The Court affirmed the trial court’s conclusion that the affidavit did not establish due diligence “because [the plaintiff] failed to specify when she first became aware of the sheriff’s initial unsuccessful attempt to serve [the defendant], or when or how many times [the plaintiff] contacted the sheriff’s department thereafter.” The Court further stated, “As the burden rests on [a plaintiff] to ensure diligent service, [the plaintiff] must provide specific dates or details to show diligence and cannot rely on conclusory statements.” The case is most interesting in the manner in which the Court responds to plaintiff’s citation of Lee v. Kim, 275 Ga. App. at 554-555. There, the plaintiff provided the sheriff with the papers for service just one day before the statute expired and the sheriff did not serve the papers until 11 days after the running of the statute. In Lee, the plaintiff was unaware the sheriff was having any problem serving the papers and simply allowed the sheriff to make service without question. The trial court found the plaintiff did not engage in due diligence. However, the Court of Appeals reversed, stating the plaintiff was justified in waiting for the sheriff to perfect service. The difference between the two cases, according to the Court of Appeals, is that in Lee, the plaintiff did not know there was any problem with service, and in the present case, the plaintiff, only because she checked with the sheriff’s department, knew the papers had not been served.

It seems to this writer that the Court of Appeals is clearly off base in differentiating the two cases in this manner. Clearly, the plaintiff in the instant case acted more diligently than in Lee because she at least kept checking on the status of service. In Lee the plaintiff did nothing. The Court seems to penalize the plaintiff in this case for actually checking on status.

Although a poorly decided case, we must live with it. It is important that in circumstances where the papers are not served within 5 days after the statute expires, we document every attempt, every conversation with neighbors (including names, dates, etc.), and every act we take in furtherance of perfecting service. It seems this Court of Appeals has redefined due diligence to mean extraordinary diligence.

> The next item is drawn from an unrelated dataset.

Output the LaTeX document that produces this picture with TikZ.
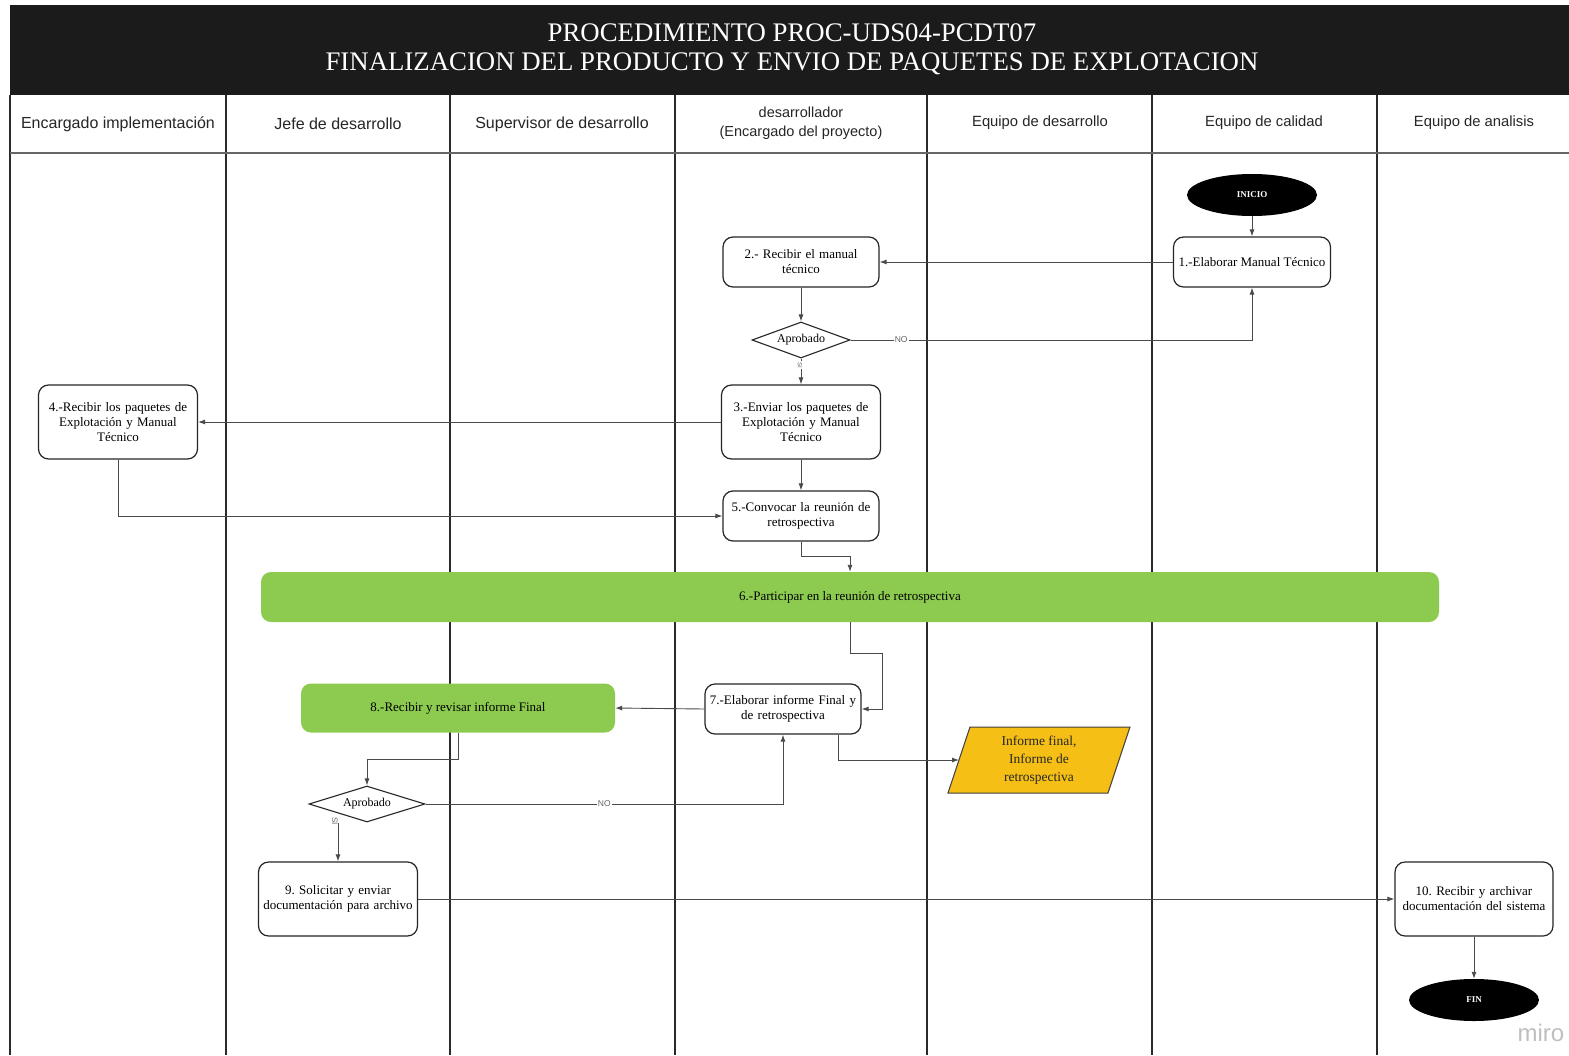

Case Law of Interest to Process Servers

Due Diligence Cannot be Supported by a Non-specific Affidavit

Montague v. Godfrey, Case No. A07A2392 (02/08/08)

In this case the Court of Appeals dismissed a personal injury suit against one defendant for insufficiency of service of process pursuant to O.C.G.A.§9-11-12(b)(5). The Court held the plaintiff failed to show he acted with due diligence in attempting to serve process subsequent to the passage of the statute of limitations.

Plaintiff, using the services of the sheriff, had been unable to serve this defendant. The sheriff informed plaintiff that the defendant was not at the address provided by plaintiff. In support of his claim that he had engaged in due diligence, plaintiff relied solely on the affidavit of an investigator who stated he had been asked to determine the defendant’s address and that “on several occasions” he visited the address on the police report but was told the defendant did not reside there. The investigator also stated he attempted to locate the defendant at the last known place of employment; conducted a search of court records, utility records, vehicle registration, drivers license, public records and postal records in Georgia; and he checked for defendant’s name on several data bases “over the last 45 days.” The investigator stated that none of those efforts were successful.

The Court concluded the plaintiff had not met his burden of showing due diligence in attempting to locate the defendant. Specifically, the Court stated that, “[a]n affidavit submitted in an effort to show diligence must provide specific dates and details, not simply generalized, summary statements.” (emphasis added). Without the specific dates, or a chronology of the plaintiff’s efforts to effect service, the Court held that the trial court is placed in the position of being unable to determine due diligence.

This case shows the importance of keeping meticulous notes regarding all attempts to locate and serve a defendant. The court is not going to accept a generalized statement that we attempted to locate and serve a defendant.